LONDON (Reuters) - World stocks fell from a 5-1/2 month high on Friday as gains spurred by the Federal Reserve’s pledge of low interest rates gave way to concerns about Portugal, seen as the next domino in the euro zone crisis, and uncertainty over Greek debt talks.
Portuguese five- and 10-year government bond yields were set to remain under pressure after hitting euro-era highs on Thursday as fears grow that the country may follow Greece in requiring another bailout or seeking to restructure its debt.
Athens is locked in tough negotiations with its private creditors on a restructuring it needs quickly to avert a disorderly default when a major bond redemption falls due in March. Greece’s bondholders are demanding the European Central Bank contribute to a deal to put the country’s messy finances back on track.
“With all the focus on Greece, attention has also started to shift to Portugal, whose own bond yields are continuing to rise sharply, with 10-year yields pushing on towards 15 percent, as fears rise that it could well need a second bailout,” said Michael Hewson, market analyst at CMC Markets in London.
The MSCI world equity index fell a quarter percent, after hitting its highest since August on Thursday after the Federal Reserve pledged to keep interest rates near zero for the next three years.
European stocks lost 0.4 percent while emerging stocks rose 0.3 percent.
U.S. crude oil fell 0.1 percent to $99.56 a barrel.
Bund futures rose 30 ticks.
The dollar rose slightly against a basket of major currencies. The euro fell 0.1 percent to $1.3091.

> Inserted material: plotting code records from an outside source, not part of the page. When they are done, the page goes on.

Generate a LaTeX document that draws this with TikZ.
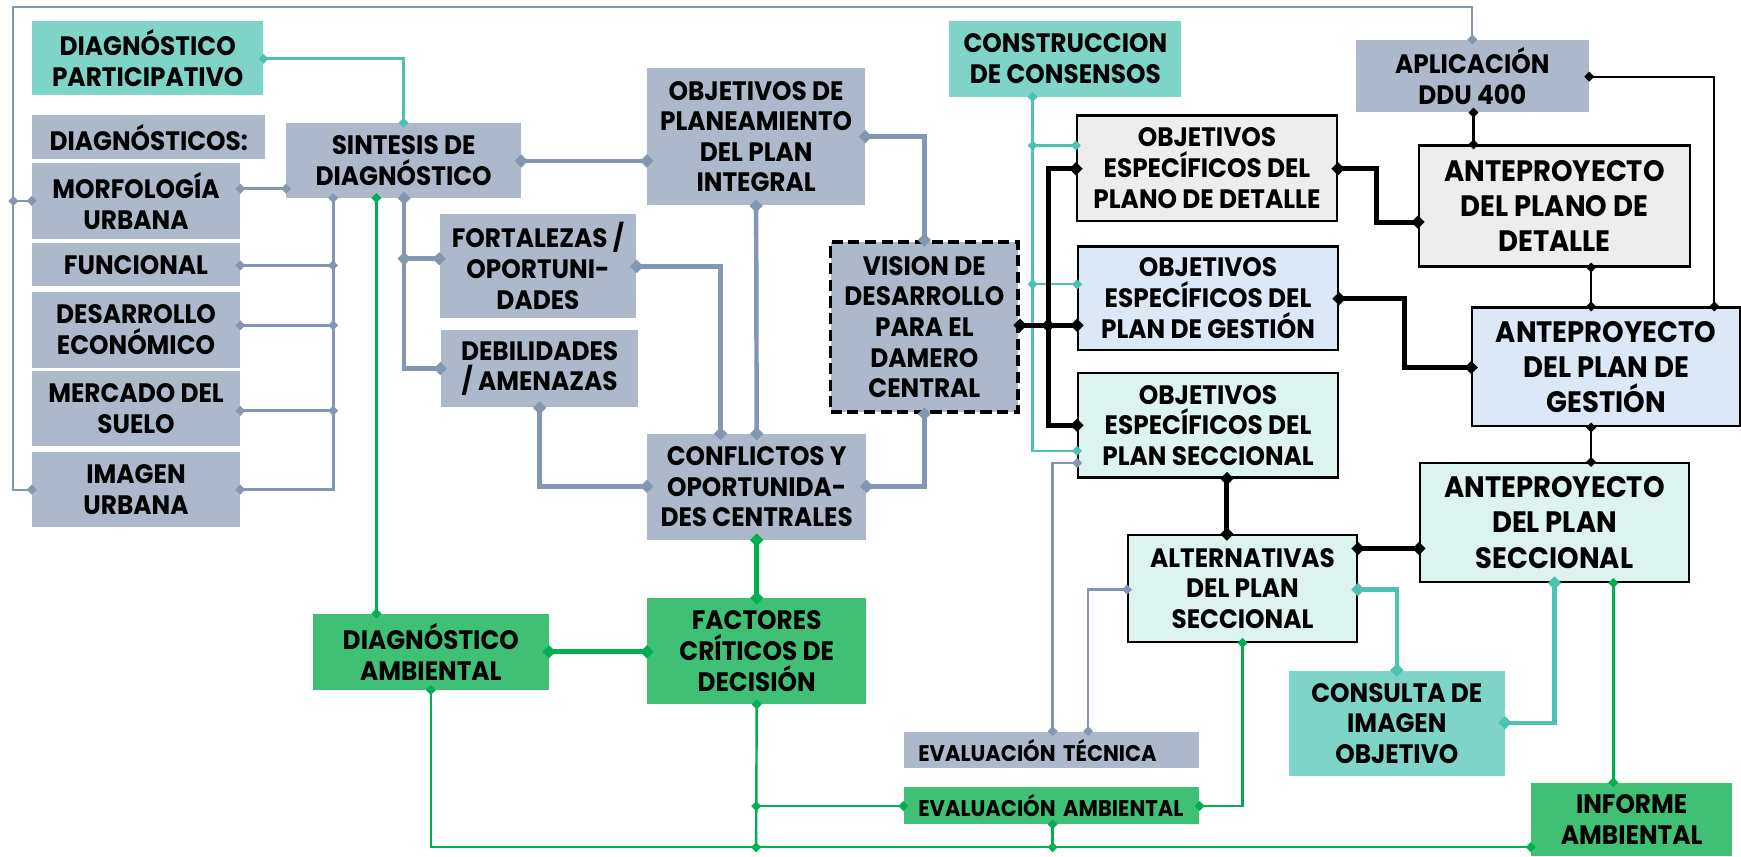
\documentclass[tikz,border=0pt]{standalone}
\usepackage{fontspec}
\setmainfont{Poppins}[FakeStretch=0.93]
\usetikzlibrary{arrows.meta}
\definecolor{gbox}{HTML}{ADB9CA}
\definecolor{gline}{HTML}{8497B0}
\definecolor{tbox}{HTML}{7FD4C8}
\definecolor{tline}{HTML}{4CC3B0}
\definecolor{nbox}{HTML}{40C074}
\definecolor{nline}{HTML}{00B050}
\definecolor{lgray}{HTML}{EDEDED}
\definecolor{lblue}{HTML}{DDE8F6}
\definecolor{lteal}{HTML}{DCF3EF}
\newcommand\bx[7]{\node[#6, minimum width={(#4-#2)*0.5pt}, minimum height={(#5-#3)*0.5pt}] (#1) at ({(#2+#4)/2},{(#3+#5)/2}) {#7};}
\tikzset{
  box/.style={inner sep=0pt, align=center, font=\bfseries\fontsize{12}{13.8}\selectfont, text=black},
  gb/.style={box, fill=gbox},
  tb/.style={box, fill=tbox},
  nb/.style={box, fill=nbox},
  lbx/.style={box, draw=black, line width=1pt},
  big/.style={font=\bfseries\fontsize{13.3}{15.9}\selectfont},
  dsm/.style={{Diamond[length=4.5pt,width=4.5pt]}-{Diamond[length=4.5pt,width=4.5pt]}, shorten <=-2.25pt, shorten >=-2.25pt},
  dlg/.style={{Diamond[length=6pt,width=6pt]}-{Diamond[length=6pt,width=6pt]}, shorten <=-3pt, shorten >=-3pt},
  gthin/.style={dsm, draw=gline, line width=1pt},
  gmed/.style={dsm, draw=gline, line width=1.3pt},
  gthk/.style={dlg, draw=gline, line width=2pt},
  tthin/.style={dsm, draw=tline, line width=1.1pt},
  tmed/.style={dsm, draw=tline, line width=1.3pt},
  tthk/.style={dlg, draw=tline, line width=2pt},
  kthin/.style={dsm, draw=black, line width=1pt},
  kthk/.style={dlg, draw=black, line width=2.2pt},
  nthin/.style={dsm, draw=nline, line width=1.1pt},
  nmed/.style={dsm, draw=nline, line width=1.5pt},
  nthk/.style={dlg, draw=nline, line width=2.4pt},
  evbox/.style={box, font=\bfseries\fontsize{10.2}{12}\selectfont, align=left, text width=120pt, inner xsep=6.5pt, minimum height=16.5pt},
}
\begin{document}
\begin{tikzpicture}[x=0.5pt,y=-0.5pt]
\useasboundingbox (0,0) rectangle (1568,771);
% boxes
\bx{partic}{29}{19}{237}{86}{tb}{DIAGNÓSTICO\\PARTICIPATIVO}
\bx{diags}{29}{104}{239}{143}{gb}{DIAGNÓSTICOS:}
\bx{morfo}{29}{147}{216}{215}{gb}{MORFOLOGÍA\\URBANA}
\bx{func}{29}{219}{216}{258}{gb}{FUNCIONAL}
\bx{desa}{29}{263}{216}{331}{gb}{DESARROLLO\\ECONÓMICO}
\bx{merc}{29}{334}{216}{402}{gb}{MERCADO DEL\\SUELO}
\bx{imag}{29}{407}{216}{475}{gb}{IMAGEN\\URBANA}
\bx{sint}{258}{111}{469}{178}{gb}{SINTESIS DE\\DIAGNÓSTICO}
\bx{objp}{583}{61}{779}{185}{gb}{OBJETIVOS DE\\PLANEAMIENTO\\DEL PLAN\\INTEGRAL}
\bx{fort}{396}{193}{573}{286}{gb}{FORTALEZAS /\\OPORTUNI-\\DADES}
\bx{debi}{397}{297}{575}{367}{gb}{DEBILIDADES\\/ AMENAZAS}
\bx{visi}{748}{218}{917}{371}{gb, draw=black, line width=1.7pt, dash pattern=on 5pt off 2.5pt}{VISION DE\\DESARROLLO\\PARA EL\\DAMERO\\CENTRAL}
\bx{conf}{583}{391}{780}{486}{gb}{CONFLICTOS Y\\OPORTUNIDA-\\DES CENTRALES}
\bx{cons}{855}{19}{1064}{87}{tb}{CONSTRUCCION\\DE CONSENSOS}
\bx{apli}{1221}{36}{1431}{101}{gb}{APLICACIÓN\\DDU 400}
\bx{odet}{970}{104}{1204}{199}{lbx, fill=lgray}{OBJETIVOS\\ESPECÍFICOS DEL\\PLANO DE DETALLE}
\bx{adet}{1278}{131}{1522}{240}{lbx, big, fill=lgray}{ANTEPROYECTO\\DEL PLANO DE\\DETALLE}
\bx{oges}{971}{222}{1205}{315}{lbx, fill=lblue}{OBJETIVOS\\ESPECÍFICOS DEL\\PLAN DE GESTIÓN}
\bx{ages}{1326}{277}{1567}{384}{lbx, big, fill=lblue}{ANTEPROYECTO\\DEL PLAN DE\\GESTIÓN}
\bx{osec}{971}{336}{1205}{430}{lbx, fill=lteal}{OBJETIVOS\\ESPECÍFICOS DEL\\PLAN SECCIONAL}
\bx{asec}{1279}{417}{1521}{524}{lbx, big, fill=lteal}{ANTEPROYECTO\\DEL PLAN\\SECCIONAL}
\bx{alte}{1016}{482}{1222}{578}{lbx, fill=lteal}{ALTERNATIVAS\\DEL PLAN\\SECCIONAL}
\bx{damb}{282}{553}{494}{621}{nb}{DIAGNÓSTICO\\AMBIENTAL}
\bx{fact}{583}{539}{780}{634}{nb}{FACTORES\\CRÍTICOS DE\\DECISIÓN}
\bx{cimg}{1161}{604}{1355}{699}{tb}{CONSULTA DE\\IMAGEN\\OBJETIVO}
\bx{info}{1379}{705}{1560}{771}{nb}{INFORME\\AMBIENTAL}
\node[evbox, fill=gbox] (evt) at (947,675.5) {EVALUACIÓN TÉCNICA};
\node[evbox, fill=nbox] (eva) at (947,725.5) {EVALUACIÓN AMBIENTAL};
% gray connectors
\draw[gthin] (imag.west |- 0,441) -| (12,6) -| (apli.north);
\draw[gthin] (morfo.west |- 0,181) -- (12,181);
\draw[gmed] (morfo.east |- 0,170) -- (sint.west |- 0,170);
\draw[gmed] (sint.south -| 300,0) |- (imag.east |- 0,441);
\draw[gmed] (func.east |- 0,239) -- (300,239);
\draw[gmed] (desa.east |- 0,293) -- (300,293);
\draw[gmed] (merc.east |- 0,370) -- (300,370);
\draw[gthk] (sint.south -| 364,0) |- (debi.west |- 0,332);
\draw[gthk] (364,233) -- (fort.west |- 0,233);
\draw[gthk] (sint.east |- 0,145) -- (objp.west |- 0,145);
\draw[gthk] (objp.east |- 0,123) -| (visi.north);
\draw[gthk] (objp.south) -- (conf.north);
\draw[gthk] (fort.east |- 0,240) -| (conf.north -| 649,0);
\draw[gthk] (debi.south -| 486,0) |- (conf.west |- 0,438);
\draw[gthk] (visi.south) |- (conf.east |- 0,438);
\draw[gthin] (osec.west |- 0,417) -| (evt.north -| 948,0);
\draw[gthin] (alte.west |- 0,531) -| (evt.north -| 980,0);
% teal connectors
\draw[tmed] (partic.east |- 0,53) -| (sint.north);
\draw[tthin] (cons.south -| 930,0) |- (osec.west |- 0,406);
\draw[tthin] (930,131) -- (odet.west |- 0,131);
\draw[tthin] (930,256) -- (oges.west |- 0,256);
\draw[tthk] (alte.east |- 0,531) -| (cimg.north);
\draw[tthk] (cimg.east |- 0,651) -| (asec.south);
% black connectors
\draw[kthk] (visi.east |- 0,293) -- (944,293);
\draw[kthk] (944,293) -- (oges.west |- 0,293);
\draw[kthk] (odet.west |- 0,152) -| (944,383) -- (osec.west |- 0,383);
\draw[kthk] (odet.east |- 0,152) -| (1240,200) -- (adet.west |- 0,200);
\draw[kthk] (oges.east |- 0,269) -| (1265,331) -- (ages.west |- 0,331);
\draw[kthk] (osec.south -| 1105,0) -- (alte.north -| 1105,0);
\draw[kthk] (alte.east |- 0,494) -- (asec.west |- 0,494);
\draw[kthin] (apli.south -| 1327,0) -- (adet.north -| 1327,0);
\draw[kthin] (apli.east |- 0,69) -| (ages.north -| 1544,0);
\draw[kthin] (adet.south -| 1433,0) -- (ages.north -| 1433,0);
\draw[kthin] (ages.south -| 1433,0) -- (asec.north -| 1433,0);
% green connectors
\draw[nthin] (sint.south -| 339,0) -- (damb.north -| 339,0);
\draw[nthk] (conf.south) -- (fact.north);
\draw[nthk] (damb.east |- 0,587) -- (fact.west |- 0,587);
\draw[nthin] (damb.south) |- (info.west |- 0,763);
\draw[nthin] (fact.south) -- (681,763);
\draw[nthin] (681,726) -- (eva.west |- 0,726);
\draw[nthin] (alte.south) |- (eva.east |- 0,726);
\draw[nthin] (eva.south -| 948,0) -- (948,763);
\draw[nmed] (asec.south -| 1453,0) -- (info.north -| 1453,0);
\end{tikzpicture}
\end{document}
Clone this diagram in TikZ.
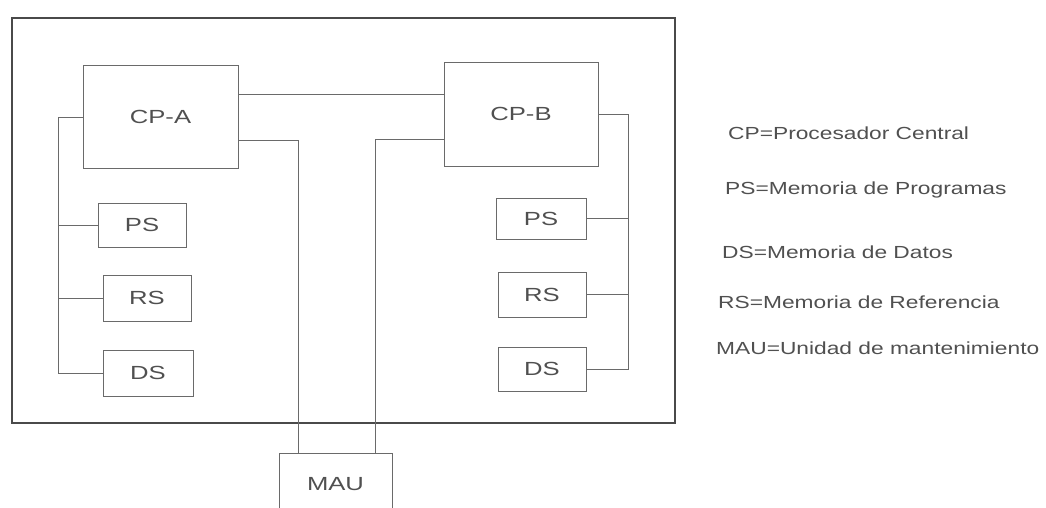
\documentclass[tikz,border=0pt]{standalone}
\usepackage{fontspec}
\setmainfont{Liberation Sans}
\usetikzlibrary{calc}
\definecolor{linegray}{HTML}{6A6A6A}
\definecolor{framegray}{HTML}{4A4A4A}
\definecolor{textgray}{HTML}{505050}
\newcommand{\widetext}[1]{\scalebox{1.35}[1]{#1}}
\newcommand{\legtext}[1]{\scalebox{1.30}[1]{#1}}
\tikzset{
  unitbox/.style={draw=linegray, line width=1pt, inner sep=0pt, text=textgray,
    font=\fontsize{19}{22}\selectfont},
  bus/.style={draw=linegray, line width=1pt},
  legend/.style={anchor=west, inner sep=0pt, text=textgray,
    font=\fontsize{17.5}{20}\selectfont}
}
\begin{document}
\begin{tikzpicture}[x=1pt,y=-1pt]
\useasboundingbox (0,0) rectangle (1046,507);
% outer frame
\draw[draw=framegray, line width=1.8pt] (12,18) rectangle (675,423);
% units
\node[unitbox, minimum width=155pt, minimum height=103pt] (cpa) at (160.5,116.5) {\widetext{CP-A}};
\node[unitbox, minimum width=154pt, minimum height=104pt] (cpb) at (521,114) {\widetext{CP-B}};
\node[unitbox, minimum width=88pt, minimum height=44pt] (psl) at (142,225) {\widetext{PS}};
\node[unitbox, minimum width=88pt, minimum height=46pt] (rsl) at (147,298) {\widetext{RS}};
\node[unitbox, minimum width=90pt, minimum height=46pt] (dsl) at (148,373) {\widetext{DS}};
\node[unitbox, minimum width=90pt, minimum height=41pt] (psr) at (541,218.5) {\widetext{PS}};
\node[unitbox, minimum width=88pt, minimum height=45pt] (rsr) at (542,294.5) {\widetext{RS}};
\node[unitbox, minimum width=88pt, minimum height=44pt] (dsr) at (542,369) {\widetext{DS}};
\node[unitbox, minimum width=113pt, minimum height=62pt] (mau) at (335.5,484) {\widetext{MAU}};
% CP-A <-> CP-B
\draw[bus] (cpa.east |- 0,94) -- (cpb.west |- 0,94);
% CP to MAU
\draw[bus] (cpa.east |- 0,140) -| (mau.north -| 298,0);
\draw[bus] (cpb.west |- 0,139) -| (mau.north -| 375,0);
% left bus
\draw[bus] (cpa.west |- 0,117) -| (dsl.west -| 58,0) -- (dsl.west);
\draw[bus] (psl.west) -- (psl.west -| 58,0);
\draw[bus] (rsl.west) -- (rsl.west -| 58,0);
% right bus
\draw[bus] (cpb.east |- 0,114) -| (dsr.east -| 628,0) -- (dsr.east);
\draw[bus] (psr.east) -- (psr.east -| 628,0);
\draw[bus] (rsr.east) -- (rsr.east -| 628,0);
% legend
\node[legend] (lcp) at (728,133) {\legtext{CP=Procesador Central}};
\node[legend] (lps) at (725,190) {\legtext{PS=Memoria de Programas}};
\node[legend] (lds) at (722,252) {\legtext{DS=Memoria de Datos}};
\node[legend] (lrs) at (718,302) {\legtext{RS=Memoria de Referencia}};
\node[legend] (lmau) at (716,348) {\legtext{MAU=Unidad de mantenimiento}};
\end{tikzpicture}
\end{document}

After weeks of wrangling over the coupon that Greece will pay on new bonds it will swap for existing debt, the focus has shifted to whether the ECB and other public creditors will follow private bondholders in swallowing losses.
Euro zone members may have to increase their financial support for Greece if Athens and the private sector do their part to address the country’s debt crisis, Eurogroup head Jean-Claude Juncker told a newspaper.
Italy, on the other hand, has enjoyed a recent rapid decline in yields, mostly driven by demand from domestic banks awash with three-year loans taken out from the European Central Bank. Italy will sell 8 billion euros of six-month bills and 3 billion euros of 11-month bills on Friday after a successful short-term bond auction on Thursday and before a key sale of longer-dated debt next week.
“Italy has seen some relief,” Hewson said.